Instructions to follow. Drop the pictures; give again exactly the lines from the one holding "Emit a LaTeX" through the end of the data.
-- BEGIN Dataset extract --
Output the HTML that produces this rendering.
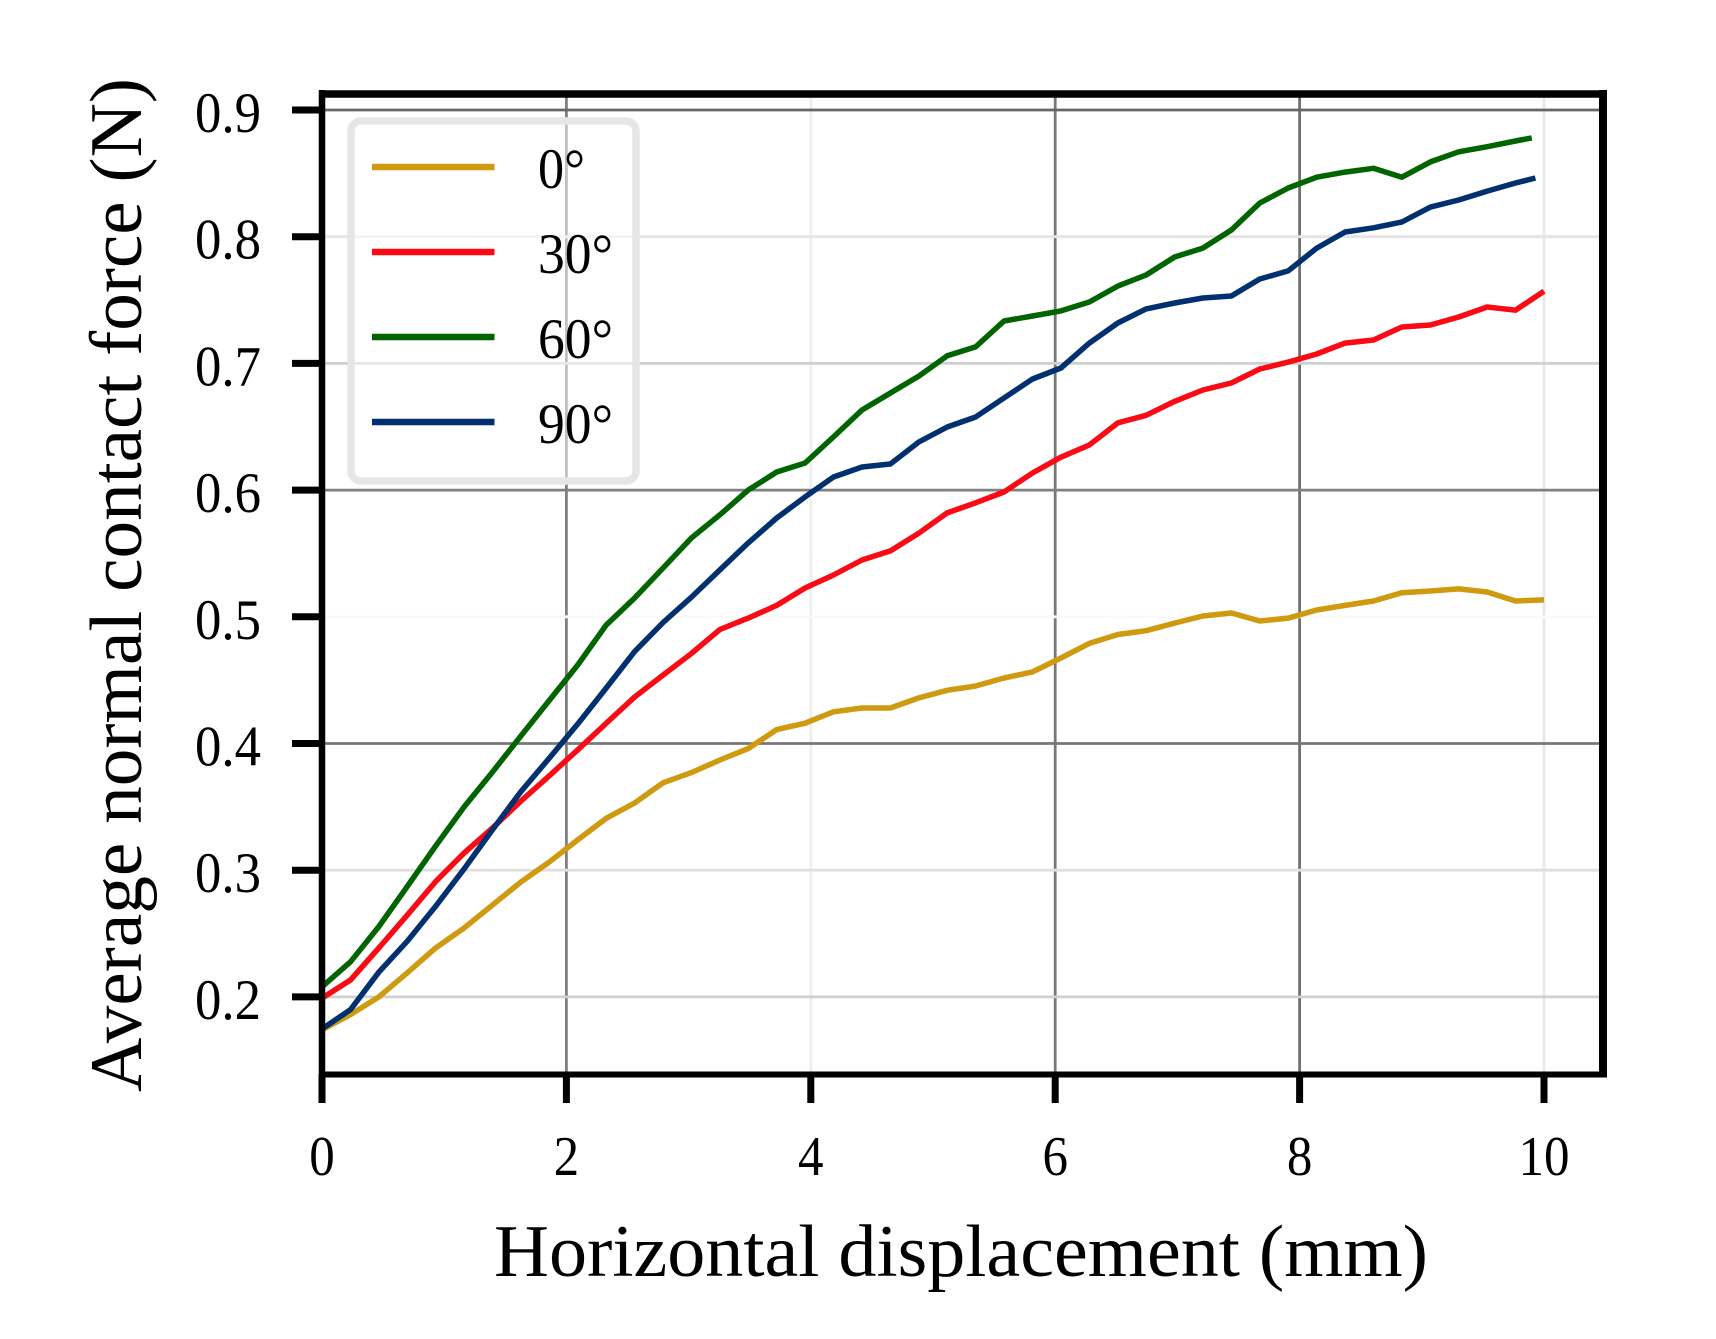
<!DOCTYPE html>
<html lang="en">
<head>
<meta charset="utf-8">
<title>Average normal contact force vs horizontal displacement</title>
<style>
html,body{margin:0;padding:0;background:#fff;}
svg{display:block;}
text{font-family:"Liberation Serif",serif;fill:#000;}
</style>
</head>
<body>
<svg id="chart" xmlns="http://www.w3.org/2000/svg" width="1716" height="1339" viewBox="0 0 1716 1339">
  <rect x="0" y="0" width="1716" height="1339" fill="#ffffff"/>
  <g id="grid"></g>
  <g id="series"></g>
  <g id="legend">
    <rect x="351" y="121" width="285" height="360" rx="10" ry="10" fill="#ffffff" fill-opacity="0.5" stroke="#e6e6e6" stroke-width="7.5"/>
  </g>
  <g id="spines">
    <line x1="319" y1="94" x2="1607" y2="94" stroke="#000" stroke-width="7.5"/>
    <line x1="1603" y1="90" x2="1603" y2="1077" stroke="#000" stroke-width="8"/>
    <line x1="319" y1="1074.5" x2="1607" y2="1074.5" stroke="#000" stroke-width="6"/>
    <line x1="322" y1="90" x2="322" y2="1077" stroke="#000" stroke-width="6.5"/>
  </g>
  <g id="ticks"></g>
  <text x="494" y="1276" font-size="74" textLength="934" lengthAdjust="spacingAndGlyphs">Horizontal displacement (mm)</text>
  <text transform="translate(141,1092) rotate(-90)" x="0" y="0" font-size="74" textLength="1014" lengthAdjust="spacingAndGlyphs">Average normal contact force (N)</text>
</svg>
<script>
const xTicks = [0, 2, 4, 6, 8, 10];
const yTicks = [0.9, 0.8, 0.7, 0.6, 0.5, 0.4, 0.3, 0.2];
const xTickLabels = ["0", "2", "4", "6", "8", "10"];
const yTickLabels = ["0.9", "0.8", "0.7", "0.6", "0.5", "0.4", "0.3", "0.2"];
const seriesNames = ["0°", "30°", "60°", "90°"];

const displacementGold = [0,.233,.465,.698,.930,1.163,1.395,1.628,1.860,2.093,2.326,2.558,2.791,3.023,3.256,3.488,3.721,3.953,4.186,4.419,4.651,4.884,5.116,5.349,5.581,5.814,6.047,6.279,6.512,6.744,6.977,7.209,7.442,7.674,7.907,8.140,8.372,8.605,8.837,9.070,9.302,9.535,9.767,10];
const displacementRed = [0,.233,.465,.698,.930,1.163,1.395,1.628,1.860,2.093,2.326,2.558,2.791,3.023,3.256,3.488,3.721,3.953,4.186,4.419,4.651,4.884,5.116,5.349,5.581,5.814,6.047,6.279,6.512,6.744,6.977,7.209,7.442,7.674,7.907,8.140,8.372,8.605,8.837,9.070,9.302,9.535,9.767,10];
const displacementGreen = [0,.233,.465,.698,.930,1.163,1.395,1.628,1.860,2.093,2.326,2.558,2.791,3.023,3.256,3.488,3.721,3.953,4.186,4.419,4.651,4.884,5.116,5.349,5.581,5.814,6.047,6.279,6.512,6.744,6.977,7.209,7.442,7.674,7.907,8.140,8.372,8.605,8.837,9.070,9.302,9.535,9.767,9.90];
const displacementBlue = [0,.233,.465,.698,.930,1.163,1.395,1.628,1.860,2.093,2.326,2.558,2.791,3.023,3.256,3.488,3.721,3.953,4.186,4.419,4.651,4.884,5.116,5.349,5.581,5.814,6.047,6.279,6.512,6.744,6.977,7.209,7.442,7.674,7.907,8.140,8.372,8.605,8.837,9.070,9.302,9.535,9.767,9.93];

const forceGold = [.174,.186,.200,.219,.2386,.2544,.2725,.2907,.3065,.324,.341,.353,.369,.377,.387,.396,.411,.416,.425,.428,.428,.436,.442,.4454,.4517,.4565,.4675,.479,.486,.489,.495,.5006,.503,.4967,.499,.5054,.509,.5125,.519,.5204,.522,.5196,.5125,.5133];
const forceRed = [.199,.2133,.2386,.2646,.291,.3136,.3333,.3545,.3745,.395,.416,.4367,.454,.471,.490,.499,.509,.5227,.533,.5448,.552,.566,.582,.590,.5985,.6135,.626,.6356,.653,.659,.670,.679,.6845,.6956,.701,.7074,.716,.7185,.7287,.7303,.7366,.7445,.742,.757];
const forceGreen = [.208,.2277,.2555,.2872,.319,.35,.3775,.406,.434,.462,.4935,.5148,.5385,.5622,.5805,.60,.6143,.6214,.642,.6632,.6766,.690,.706,.713,.7335,.7374,.7414,.7485,.761,.7698,.784,.791,.8053,.8266,.8384,.847,.851,.854,.847,.859,.867,.871,.8755,.878];
const forceBlue = [.1747,.19,.2195,.244,.2715,.301,.332,.362,.3885,.4155,.4438,.4725,.4955,.5155,.537,.5583,.578,.5946,.6103,.6182,.6206,.638,.6498,.6577,.6727,.6877,.6964,.716,.7319,.743,.7477,.7516,.7532,.7666,.773,.791,.8037,.807,.8116,.8234,.829,.836,.8424,.8463];

const seriesX = [displacementGold, displacementRed, displacementGreen, displacementBlue];
const seriesY = [forceGold, forceRed, forceGreen, forceBlue];

/* styling kept apart from the data */
const seriesColors = ["#cf9a10", "#fa0a14", "#006400", "#00306f"];
const seriesSlugs = ["gold", "red", "green", "blue"];
const xGridColors = ["none", "#808080", "#eeeeee", "#777777", "#707070", "#e8e8e8"];
const yGridColors = ["#666666", "#e4e4e4", "#cfcfcf", "#808080", "#fafafa", "#777777", "#e0e0e0", "#d0d0d0"];

const NS = "http://www.w3.org/2000/svg";
function xScale(v) { return 322 + 122.2 * v; }
function yScale(v) { return 110 + (0.9 - v) * 1267; }
function make(tag, parent, attrs) {
  const el = document.createElementNS(NS, tag);
  for (const k in attrs) el.setAttribute(k, attrs[k]);
  parent.appendChild(el);
  return el;
}

const gridGroup = document.getElementById("grid");
const tickGroup = document.getElementById("ticks");
const seriesGroup = document.getElementById("series");
const legendGroup = document.getElementById("legend");

xTicks.forEach(function (t, i) {
  const px = xScale(t);
  if (xGridColors[i] !== "none") {
    const g = make("line", gridGroup, {x1: px, y1: 94, x2: px, y2: 1074, stroke: xGridColors[i], "stroke-width": 2.8});
    
    
  }
  const m = make("line", tickGroup, {x1: px, y1: 1074, x2: px, y2: 1103, stroke: "#000", "stroke-width": 7});
  
  
  const l = make("text", tickGroup, {x: px, y: 1175, "font-size": 56, "text-anchor": "middle", textLength: 25.5 * xTickLabels[i].length, lengthAdjust: "spacingAndGlyphs"});
  
  
  l.textContent = xTickLabels[i];
});

yTicks.forEach(function (t, i) {
  const py = yScale(t);
  const g = make("line", gridGroup, {x1: 322, y1: py, x2: 1603, y2: py, stroke: yGridColors[i], "stroke-width": 2.8});
  
  
  const m = make("line", tickGroup, {x1: 292, y1: py, x2: 322, y2: py, stroke: "#000", "stroke-width": 7});
  
  
  const l = make("text", tickGroup, {x: 261, y: py + 22, "font-size": 57, "text-anchor": "end", textLength: 66, lengthAdjust: "spacingAndGlyphs"});
  
  
  l.textContent = yTickLabels[i];
});

seriesNames.forEach(function (name, i) {
  const pts = seriesX[i].map(function (x, k) {
    return xScale(x).toFixed(1) + "," + yScale(seriesY[i][k]).toFixed(1);
  }).join(" ");
  const line = make("polyline", seriesGroup, {points: pts, fill: "none", stroke: seriesColors[i], "stroke-width": 5.5, "stroke-linejoin": "round"});
  
  

  const rowY = 167 + 85 * i;
  const swatch = make("line", legendGroup, {x1: 372, y1: rowY, x2: 494.5, y2: rowY, stroke: seriesColors[i], "stroke-width": 6.5});
  
  
  const label = make("text", legendGroup, {x: 538, y: rowY + 21, "font-size": 57, textLength: name.length === 2 ? 47 : 75, lengthAdjust: "spacingAndGlyphs"});
  
  
  label.textContent = name;
});
</script>
</body>
</html>
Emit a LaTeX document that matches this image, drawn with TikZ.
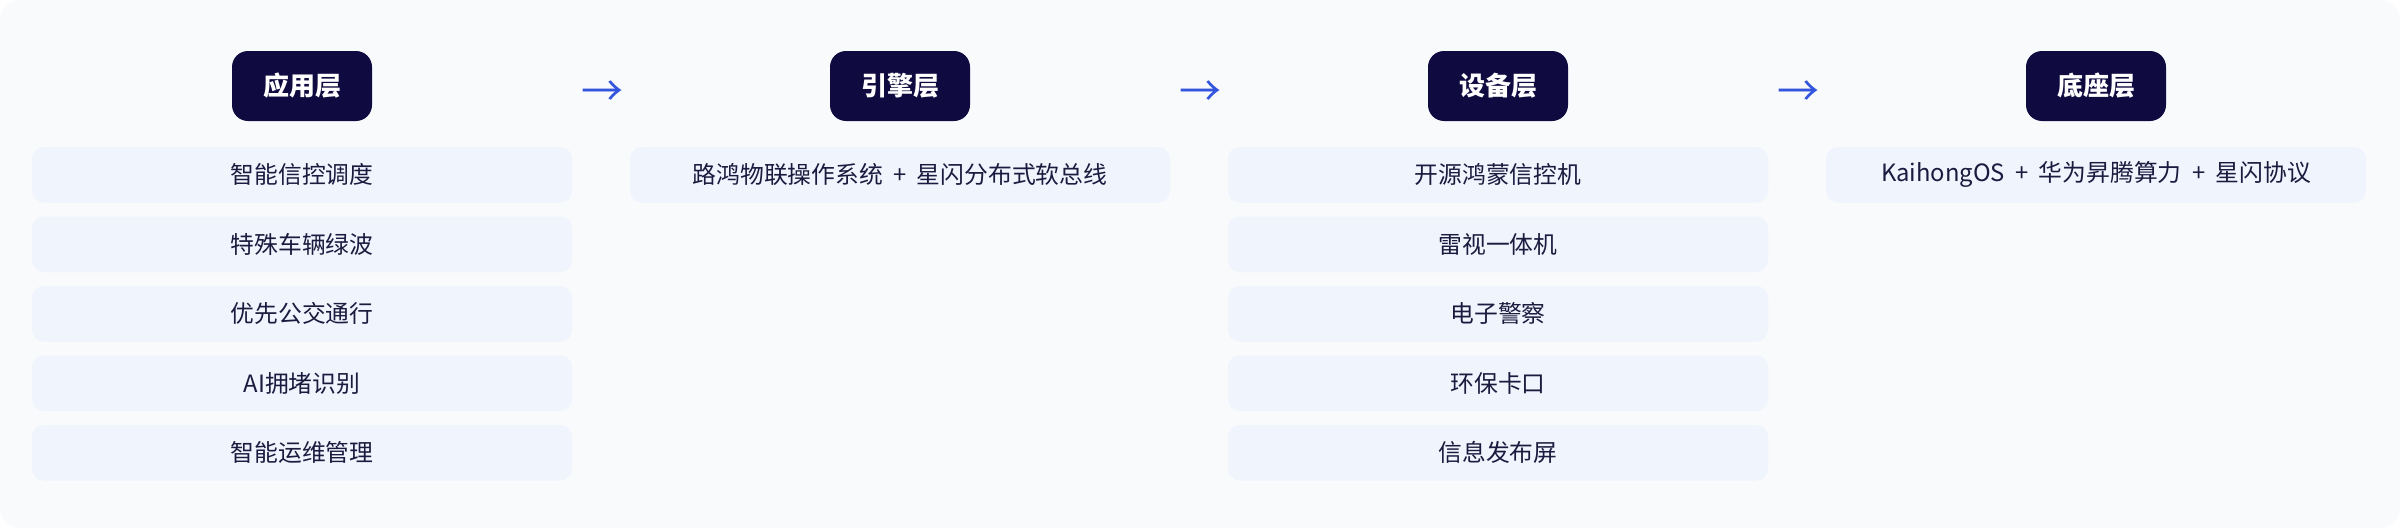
\documentclass[tikz,border=0pt]{standalone}
\usepackage{fontspec}
\setmainfont{Noto Sans CJK SC}
\usetikzlibrary{calc}
\definecolor{bgc}{HTML}{F8FAFC}
\definecolor{navy}{HTML}{0F0A40}
\definecolor{itemfill}{HTML}{EFF4FD}
\definecolor{txt}{HTML}{1C1B3F}
\definecolor{arrowc}{HTML}{3355DD}
\newcommand{\plussep}{\hspace{5.2pt}+\hspace{5.2pt}}
\begin{document}
\begin{tikzpicture}[x=0.5pt,y=-0.5pt,
  header/.style={fill=navy, rounded corners=8pt, minimum width=70pt, minimum height=35pt,
    text=white, font=\fontsize{13}{15}\selectfont\bfseries, inner sep=0pt},
  item/.style={fill=itemfill, rounded corners=6pt, minimum width=270pt, minimum height=27.75pt,
    text=txt, font=\fontsize{11.9}{14}\selectfont, inner sep=0pt},
  flowarrow/.style={text=arrowc, font=\fontsize{21}{23}\selectfont, inner sep=0pt}]
\useasboundingbox (0,0) rectangle (2400,530);
\fill[white] (0,0) rectangle (2400,530);
\fill[bgc, rounded corners=10pt] (0,0) rectangle (2400,528);

% headers
\node[header] (h1) at (302,86) {应用层};
\node[header] (h2) at (900,86) {引擎层};
\node[header] (h3) at (1498,86) {设备层};
\node[header] (h4) at (2096,86) {底座层};

% arrows
\node[flowarrow] (a1) at ($(h1)!0.5!(h2)+(1,8)$) {→};
\node[flowarrow] (a2) at ($(h2)!0.5!(h3)+(1,8)$) {→};
\node[flowarrow] (a3) at ($(h3)!0.5!(h4)+(1,8)$) {→};

% column 1
\node[item] (c1r1) at (302,174.75) {智能信控调度};
\node[item] (c1r2) at (302,244.25) {特殊车辆绿波};
\node[item] (c1r3) at (302,313.75) {优先公交通行};
\node[item] (c1r4) at (302,383.25) {AI拥堵识别};
\node[item] (c1r5) at (302,452.75) {智能运维管理};

% column 2
\node[item] (c2r1) at (900,174.75) {路鸿物联操作系统\plussep 星闪分布式软总线};

% column 3
\node[item] (c3r1) at (1498,174.75) {开源鸿蒙信控机};
\node[item] (c3r2) at (1498,244.25) {雷视一体机};
\node[item] (c3r3) at (1498,313.75) {电子警察};
\node[item] (c3r4) at (1498,383.25) {环保卡口};
\node[item] (c3r5) at (1498,452.75) {信息发布屏};

% column 4
\node[item] (c4r1) at (2096,174.75) {KaihongOS\plussep 华为昇腾算力\plussep 星闪协议};
\end{tikzpicture}
\end{document}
-- END Dataset extract --
Exercise solution.
Emit a LaTeX document that matches this image, drawn with TikZ.
\documentclass[tikz,border=0pt]{standalone}
\usepackage{fontspec}
\setmainfont{Noto Sans CJK SC}
\usetikzlibrary{calc}
\definecolor{bgc}{HTML}{F8FAFC}
\definecolor{navy}{HTML}{0F0A40}
\definecolor{itemfill}{HTML}{EFF4FD}
\definecolor{txt}{HTML}{1C1B3F}
\definecolor{arrowc}{HTML}{3355DD}
\newcommand{\plussep}{\hspace{5.2pt}+\hspace{5.2pt}}
\begin{document}
\begin{tikzpicture}[x=0.5pt,y=-0.5pt,
  header/.style={fill=navy, rounded corners=8pt, minimum width=70pt, minimum height=35pt,
    text=white, font=\fontsize{13}{15}\selectfont\bfseries, inner sep=0pt},
  item/.style={fill=itemfill, rounded corners=6pt, minimum width=270pt, minimum height=27.75pt,
    text=txt, font=\fontsize{11.9}{14}\selectfont, inner sep=0pt},
  flowarrow/.style={text=arrowc, font=\fontsize{21}{23}\selectfont, inner sep=0pt}]
\useasboundingbox (0,0) rectangle (2400,530);
\fill[white] (0,0) rectangle (2400,530);
\fill[bgc, rounded corners=10pt] (0,0) rectangle (2400,528);

% headers
\node[header] (h1) at (302,86) {应用层};
\node[header] (h2) at (900,86) {引擎层};
\node[header] (h3) at (1498,86) {设备层};
\node[header] (h4) at (2096,86) {底座层};

% arrows
\node[flowarrow] (a1) at ($(h1)!0.5!(h2)+(1,8)$) {→};
\node[flowarrow] (a2) at ($(h2)!0.5!(h3)+(1,8)$) {→};
\node[flowarrow] (a3) at ($(h3)!0.5!(h4)+(1,8)$) {→};

% column 1
\node[item] (c1r1) at (302,174.75) {智能信控调度};
\node[item] (c1r2) at (302,244.25) {特殊车辆绿波};
\node[item] (c1r3) at (302,313.75) {优先公交通行};
\node[item] (c1r4) at (302,383.25) {AI拥堵识别};
\node[item] (c1r5) at (302,452.75) {智能运维管理};

% column 2
\node[item] (c2r1) at (900,174.75) {路鸿物联操作系统\plussep 星闪分布式软总线};

% column 3
\node[item] (c3r1) at (1498,174.75) {开源鸿蒙信控机};
\node[item] (c3r2) at (1498,244.25) {雷视一体机};
\node[item] (c3r3) at (1498,313.75) {电子警察};
\node[item] (c3r4) at (1498,383.25) {环保卡口};
\node[item] (c3r5) at (1498,452.75) {信息发布屏};

% column 4
\node[item] (c4r1) at (2096,174.75) {KaihongOS\plussep 华为昇腾算力\plussep 星闪协议};
\end{tikzpicture}
\end{document}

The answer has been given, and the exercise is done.